LIGO became fully operational in 2005 as a means of serving both the physics and astronomy communities—the former in seeking to detect cosmic gravitational waves for the first time to provide greater insight into the still-elusive nature of gravity, and the latter in utilizing gravitational waves to understand exotic astrophysical phenomena such as supernovas and merging neutron-star and black-hole pairs.

LIGO was designed and is operated by Caltech and MIT, with funding from the National Science Foundation. Research is carried out by the LIGO Scientific Collaboration, a group of 500 scientists at universities around the United States and in eight other countries.

Marx is a native of New York and is known in the world of physics primarily for leadership in the successful design and construction of the Solenoidal Tracker at Relativistic Heavy Ion Collider (STAR) detector at Brookhaven National Laboratory, the Advanced Light Source at the Lawrence Berkeley National Laboratory, and the PEP-4 detector at the Stanford Linear Accelerator Center.

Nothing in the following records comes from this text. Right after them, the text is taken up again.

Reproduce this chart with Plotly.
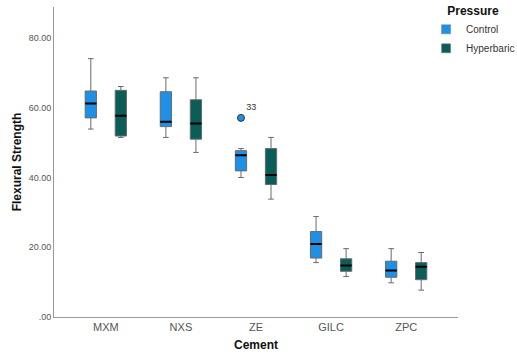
import plotly.graph_objects as go

cements = ["MXM", "NXS", "ZE", "GILC", "ZPC"]

# Control statistics
ctrl_low = [53.9, 51.5, 40.0, 15.6, 9.8]
ctrl_q1 = [57.1, 54.6, 41.9, 16.9, 11.4]
ctrl_med = [61.2, 56.0, 46.4, 20.9, 13.3]
ctrl_q3 = [64.8, 64.6, 47.7, 24.5, 16.0]
ctrl_high = [74.1, 68.6, 48.3, 28.8, 19.6]

# Hyperbaric statistics
hyp_low = [51.5, 47.2, 33.8, 11.6, 7.7]
hyp_q1 = [51.9, 51.0, 38.0, 13.1, 10.7]
hyp_med = [57.7, 55.5, 40.7, 14.8, 14.4]
hyp_q3 = [65.0, 62.3, 48.3, 16.7, 15.6]
hyp_high = [66.1, 68.6, 51.5, 19.6, 18.5]

# Outlier (Control, ZE)
out_cat = ["ZE"]
out_val = [57.1]
out_label = ["33"]

ctrl_color = "#1E90E6"
hyp_color = "#0B5D58"
offset = 0.2
bw = 0.15

idx = {c: i for i, c in enumerate(cements)}
xc = [i - offset for i in range(len(cements))]
xh = [i + offset for i in range(len(cements))]

fig = go.Figure()
for name, xs, lo, q1, med, q3, hi, col in (
        ("Control", xc, ctrl_low, ctrl_q1, ctrl_med, ctrl_q3, ctrl_high, ctrl_color),
        ("Hyperbaric", xh, hyp_low, hyp_q1, hyp_med, hyp_q3, hyp_high, hyp_color)):
    fig.add_trace(go.Box(
        name=name, x=xs, q1=q1, median=med, q3=q3,
        lowerfence=lo, upperfence=hi, width=bw,
        fillcolor=col, line=dict(color="#6a6a6a", width=1),
        whiskerwidth=0.5, boxpoints=False, hoverinfo="skip", showlegend=False))
    fig.add_trace(go.Box(
        x=xs, q1=med, median=med, q3=med, lowerfence=med, upperfence=med,
        width=bw, line=dict(color="black", width=2), fillcolor="rgba(0,0,0,0)",
        whiskerwidth=0, boxpoints=False, showlegend=False, hoverinfo="skip"))
    fig.add_trace(go.Scatter(
        name=name, x=[None], y=[None], mode="markers",
        marker=dict(symbol="square", size=9, color=col, line=dict(color="#777", width=0.5)),
        showlegend=True))

fig.add_trace(go.Scatter(
    x=[idx[c] - offset for c in out_cat], y=out_val, mode="markers+text",
    text=out_label, textposition="top right",
    textfont=dict(size=9, color="#333"),
    marker=dict(color=ctrl_color, size=7, line=dict(color="#333", width=1)),
    showlegend=False, hoverinfo="skip"))

fig.update_layout(
    width=517, height=360,
    margin=dict(l=54, r=59, t=7, b=43, autoexpand=False),
    paper_bgcolor="white", plot_bgcolor="white",
    font=dict(family="Liberation Sans, Arial, sans-serif", size=10, color="#444"),
    showlegend=True,
    legend=dict(
        x=0.921, xanchor="left", y=1.025, yanchor="top",
        title=dict(text="<b>Pressure</b>", font=dict(size=12, color="#111"), side="top center"),
        font=dict(size=10, color="#333"), itemwidth=30,
        tracegroupgap=0, bgcolor="rgba(255,255,255,0)",
    ),
    xaxis=dict(
        range=[-0.69, 4.69], tickvals=list(range(len(cements))), ticktext=cements,
        showgrid=False, zeroline=False, showline=True, linecolor="#999", linewidth=1,
        ticks="", tickfont=dict(size=11, color="#555"), automargin=False,
        title=dict(text="<b>Cement</b>", font=dict(size=12, color="#111"), standoff=8),
    ),
    yaxis=dict(
        range=[0, 88.9], tickvals=[0, 20, 40, 60, 80],
        ticktext=[".00", "20.00", "40.00", "60.00", "80.00"],
        showgrid=False, zeroline=False, showline=True, linecolor="#999", linewidth=1,
        ticks="", tickfont=dict(size=9, color="#555"), automargin=False,
        title=dict(text="<b>Flexural Strength</b>", font=dict(size=12, color="#111"), standoff=4),
    ),
)

fig.write_html("out.html", config={"displayModeBar": False},
               post_script="document.body.style.margin='0';document.body.style.padding='0';")
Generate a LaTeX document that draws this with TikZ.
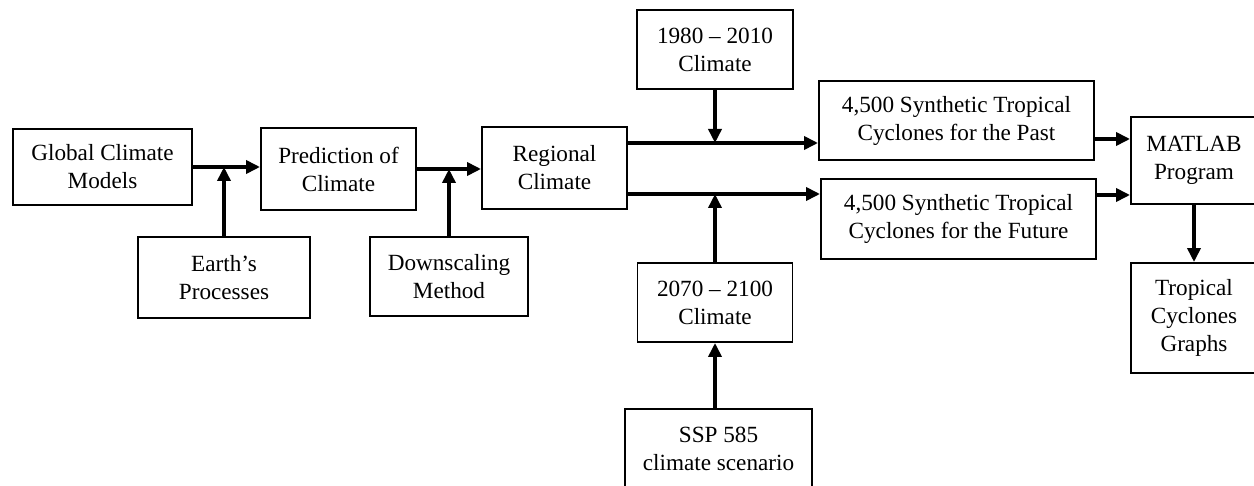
\documentclass[tikz,border=0pt]{standalone}
\usepackage{fontspec}
\setmainfont{Liberation Serif}
\usetikzlibrary{arrows.meta,positioning,calc}

\begin{document}
\begin{tikzpicture}[x=0.2mm,y=-0.2mm,>={Triangle[length=2.8mm,width=2.6mm]},
box/.style={draw,line width=1.1pt,align=center,inner sep=1pt,
  font=\fontsize{13.2}{15.9}\selectfont},
flow/.style={->,line width=2.2pt}]
\clip (0,0) rectangle (1254,486);
% chain of climate models
\node[box,minimum width=35.8mm,minimum height=15.2mm] (gcm) at (102.5,167) {Global Climate\\Models};
\node[box,minimum width=31mm,minimum height=16.4mm] (pred) at (338.5,169) {Prediction of\\Climate};
\node[box,minimum width=34.4mm,minimum height=16.2mm] (earth) at (224,277.5) {Earth’s\\Processes};
\node[box,minimum width=31.6mm,minimum height=15.8mm] (down) at (449,276.5) {Downscaling\\Method};
\node[box,minimum width=29mm,minimum height=16.4mm] (regional) at (554.5,168) {Regional\\Climate};
% periods
\node[box,minimum width=31.2mm,minimum height=15.8mm] (y1980) at (715,49.5) {1980 -- 2010\\Climate};
\node[box,minimum width=31mm,minimum height=15.8mm] (y2070) at (715,302.5) {2070 -- 2100\\Climate};
\node[box,minimum width=37.4mm,minimum height=15.8mm] (ssp) at (718.5,448.5) {SSP 585\\climate scenario};
% synthetic cyclones
\node[box,minimum width=55mm,minimum height=15.8mm] (past) at (956.5,120.5) {4,500 Synthetic Tropical\\Cyclones for the Past};
\node[box,minimum width=55mm,minimum height=16mm] (future) at (958.5,219) {4,500 Synthetic Tropical\\Cyclones for the Future};
\node[box,minimum width=25.2mm,minimum height=17.4mm] (matlab) at (1194,160.5) {MATLAB\\Program};
\node[box,minimum width=25.2mm,minimum height=22mm] (graphs) at (1194,318) {Tropical\\Cyclones\\Graphs};
\coordinate (upper) at (0,143);
\coordinate (lower) at (0,194);
\coordinate (inA) at (0,139);
\coordinate (inB) at (0,195);
\draw[flow] (gcm.east) -- (gcm.east -| pred.west);
\draw[flow] (earth) -- (earth |- gcm.east);
\draw[flow] (pred.east) -- (pred.east -| regional.west);
\draw[flow] (down) -- (down |- pred.east);
\draw[flow] (regional.east |- upper) -- (past.west |- upper);
\draw[flow] (y1980) -- (y1980 |- upper);
\draw[flow] (regional.east |- lower) -- (future.west |- lower);
\draw[flow] (y2070) -- (y2070 |- lower);
\draw[flow] (y2070 |- ssp.north) -- (y2070.south);
\draw[flow] (past.east |- inA) -- (matlab.west |- inA);
\draw[flow] (future.east |- inB) -- (matlab.west |- inB);
\draw[flow] (matlab) -- (graphs);
\end{tikzpicture}
\end{document}
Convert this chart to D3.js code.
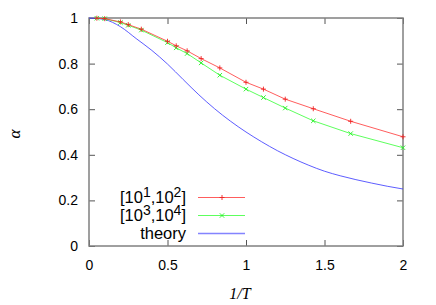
<html>
  <head>
    <style>
      body {
        margin: 0;
        background: #fff;
      }
      text {
        font-family: "Liberation Sans", Arial, sans-serif;
      }
    </style>
  </head>
  <body>
    <script src="https://d3js.org/d3.v7.min.js"></script>
    <script>
      var width = 436, height = 305;
      var margin = {top: 18, right: 33, bottom: 59, left: 89};

      // 1/T sample points for the two simulation runs
      var invT = [0.05, 0.1, 0.2, 0.25, 0.3333, 0.5, 0.5556, 0.625, 0.7143, 0.8333, 1.0, 1.1111, 1.25, 1.4286, 1.6667, 2.0];
      var alphaLow = [0.999, 0.997, 0.983, 0.971, 0.951, 0.898, 0.878, 0.856, 0.822, 0.781, 0.718, 0.688, 0.644, 0.602, 0.547, 0.479];
      var alphaHigh = [0.999, 0.997, 0.980, 0.968, 0.947, 0.892, 0.869, 0.844, 0.803, 0.749, 0.688, 0.651, 0.605, 0.549, 0.493, 0.431];

      // theory curve
      var theoryX = [0, 0.1, 0.2, 0.3, 0.4, 0.5, 0.6, 0.7, 0.8, 0.9, 1.0, 1.1, 1.2, 1.3, 1.4, 1.5, 1.6, 1.7, 1.8, 1.9, 2.0];
      var theoryY = [1.0, 0.993, 0.962, 0.910, 0.858, 0.798, 0.730, 0.663, 0.602, 0.548, 0.500, 0.457, 0.418, 0.384, 0.354, 0.328, 0.308, 0.291, 0.276, 0.262, 0.250];

      var xTicks = [0, 0.5, 1, 1.5, 2];
      var yTicks = [0, 0.2, 0.4, 0.6, 0.8, 1];

      var svg = d3.select("body").append("svg")
          .attr("width", width)
          .attr("height", height);

      var x = d3.scaleLinear().domain([0, 2]).range([margin.left, width - margin.right]);
      var y = d3.scaleLinear().domain([0, 1]).range([height - margin.bottom, margin.top]);

      // mirrored inward ticks, like gnuplot
      svg.append("g")
          .attr("transform", "translate(0," + y(0) + ")")
          .call(d3.axisBottom(x).tickValues(xTicks).tickSize(-6).tickPadding(14).tickFormat(d3.format("")))
          .call(styleAxis);
      svg.append("g")
          .attr("transform", "translate(0," + y(1) + ")")
          .call(d3.axisTop(x).tickValues(xTicks).tickSize(-6).tickFormat(""))
          .call(styleAxis);
      svg.append("g")
          .attr("transform", "translate(" + x(0) + ",0)")
          .call(d3.axisLeft(y).tickValues(yTicks).tickSize(-6).tickPadding(11).tickFormat(d3.format("")))
          .call(styleAxis);
      svg.append("g")
          .attr("transform", "translate(" + x(2) + ",0)")
          .call(d3.axisRight(y).tickValues(yTicks).tickSize(-6).tickFormat(""))
          .call(styleAxis);

      function styleAxis(g) {
        g.select(".domain").remove();
        g.selectAll(".tick line").attr("stroke", "#555");
        g.selectAll(".tick text").attr("fill", "#000").style("font-size", "14px").style("font-family", "'Liberation Sans', Arial, sans-serif");
      }

      svg.append("rect")
          .attr("x", x(0))
          .attr("y", y(1))
          .attr("width", x(2) - x(0))
          .attr("height", y(0) - y(1))
          .attr("fill", "none")
          .attr("stroke", "#808080")
          .attr("stroke-width", 1.5);

      var line = d3.line()
          .x(function(d){ return x(d[0]); })
          .y(function(d){ return y(d[1]); });

      var theory = d3.zip(theoryX, theoryY);
      var low = d3.zip(invT, alphaLow);
      var high = d3.zip(invT, alphaHigh);

      var plot = svg.append("g");

      plot.append("path")
          .datum(theory)
          .attr("fill", "none")
          .attr("stroke", "#3333ff")
          .attr("stroke-width", 0.8)
          .attr("d", line.curve(d3.curveMonotoneX));

      line.curve(d3.curveLinear);

      plot.append("path")
          .datum(high)
          .attr("fill", "none")
          .attr("stroke", "#33ff33")
          .attr("stroke-width", 0.8)
          .attr("d", line);

      plot.append("path")
          .datum(low)
          .attr("fill", "none")
          .attr("stroke", "#ff3333")
          .attr("stroke-width", 0.8)
          .attr("d", line);

      function plus(g, cx, cy, color) {
        g.append("path")
            .attr("d", "M" + (cx - 2.5) + "," + cy + "H" + (cx + 2.5) + "M" + cx + "," + (cy - 2.5) + "V" + (cy + 2.5))
            .attr("stroke", color).attr("stroke-width", 0.9);
      }
      function cross(g, cx, cy, color) {
        g.append("path")
            .attr("d", "M" + (cx - 2.2) + "," + (cy - 2.2) + "L" + (cx + 2.2) + "," + (cy + 2.2) + "M" + (cx - 2.2) + "," + (cy + 2.2) + "L" + (cx + 2.2) + "," + (cy - 2.2))
            .attr("stroke", color).attr("stroke-width", 0.9);
      }

      high.forEach(function(d){ cross(plot, x(d[0]), y(d[1]), "#22ee22"); });
      low.forEach(function(d){ plus(plot, x(d[0]), y(d[1]), "#ee2222"); });

      // axis titles
      svg.append("text")
          .attr("transform", "translate(20," + (y(0.5) + 2) + ") rotate(-90)")
          .attr("text-anchor", "middle")
          .style("font-family", "'Liberation Serif', 'DejaVu Serif', serif")
          .style("font-style", "italic")
          .style("font-size", "17px")
          .text("α");

      svg.append("text")
          .attr("x", 240)
          .attr("y", 299)
          .attr("text-anchor", "middle")
          .style("font-family", "'Liberation Serif', 'DejaVu Serif', serif")
          .style("font-style", "italic")
          .style("font-size", "16px")
          .text("1/T");

      // legend
      var legend = [
        {parts: [["[10", 0], ["1", 1], [",10", 0], ["2", 1], ["]", 0]], color: "#ff3333", mark: plus, mcolor: "#ee2222"},
        {parts: [["[10", 0], ["3", 1], [",10", 0], ["4", 1], ["]", 0]], color: "#33ff33", mark: cross, mcolor: "#22ee22"},
        {parts: [["theory", 0]], color: "#3333ff", mark: null}
      ];

      legend.forEach(function(d, i){
        var cy = 197.5 + i * 18;
        var t = svg.append("text")
            .attr("x", 186)
            .attr("y", cy + 5.5)
            .attr("text-anchor", "end")
            .style("font-size", "16.5px");
        var shift = 0;
        d.parts.forEach(function(p){
          var target = p[1] ? -6 : 0;
          t.append("tspan")
              .attr("dy", target - shift)
              .style("font-size", p[1] ? "14px" : "16.5px")
              .text(p[0]);
          shift = target;
        });
        svg.append("line")
            .attr("x1", 198).attr("x2", 245)
            .attr("y1", cy).attr("y2", cy)
            .attr("stroke", d.color)
            .attr("stroke-width", i == 2 ? 1.5 : 0.8)
            .attr("opacity", i == 2 ? 0.6 : 1);
        if (d.mark) d.mark(svg, 222, cy, d.mcolor);
      });
    </script>
  </body>
</html>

He has been a senior physicist at the Lawrence Berkeley National Laboratory since 1981, and has been involved in numerous particle- and nuclear-physics projects.

Before joining the Lawrence Berkeley National Laboratory, he was a member of the physics faculty at Yale University.

According to Marx, he is already looking ahead to LIGO's first direct observation of gravitational waves and to the observatory's continued growth as a useful tool in the quest for new knowledge about the fundamental forces of nature and the cosmos.

"LIGO has recently made enormous strides," he said. "After several years of hard work, the team has brought the instruments at the two sites to their predicted design sensitivity. LIGO is now well positioned for the future, with the first long data run at full sensitivity currently underway.

"This data will produce important scientific results and teach us more about how to further enhance the performance of the initial LIGO. And there is hope that the first direct observation of gravitational waves could happen during this run if nature is kind to us."

The next major construction milestone for LIGO will be the beginning of the Advanced LIGO Project, which is expected to start in 2008. The current configuration of LIGO is sensitive enough to detect a change in the lengths of the 2.5-mile arms by a distance one-thousandth the size of a proton. But Advanced LIGO, which will utilize the infrastructure of LIGO, will be 10 times more sensitive.

The increased sensitivity will be important because it will allow scientists to detect cataclysmic events such as black-hole and neutron-star collisions at 10-times-greater distances. And because LIGO can "see" in all directions, Advanced LIGO will be 1,000 times more likely to detect gravitational waves and will make important contributions to astronomy and physics.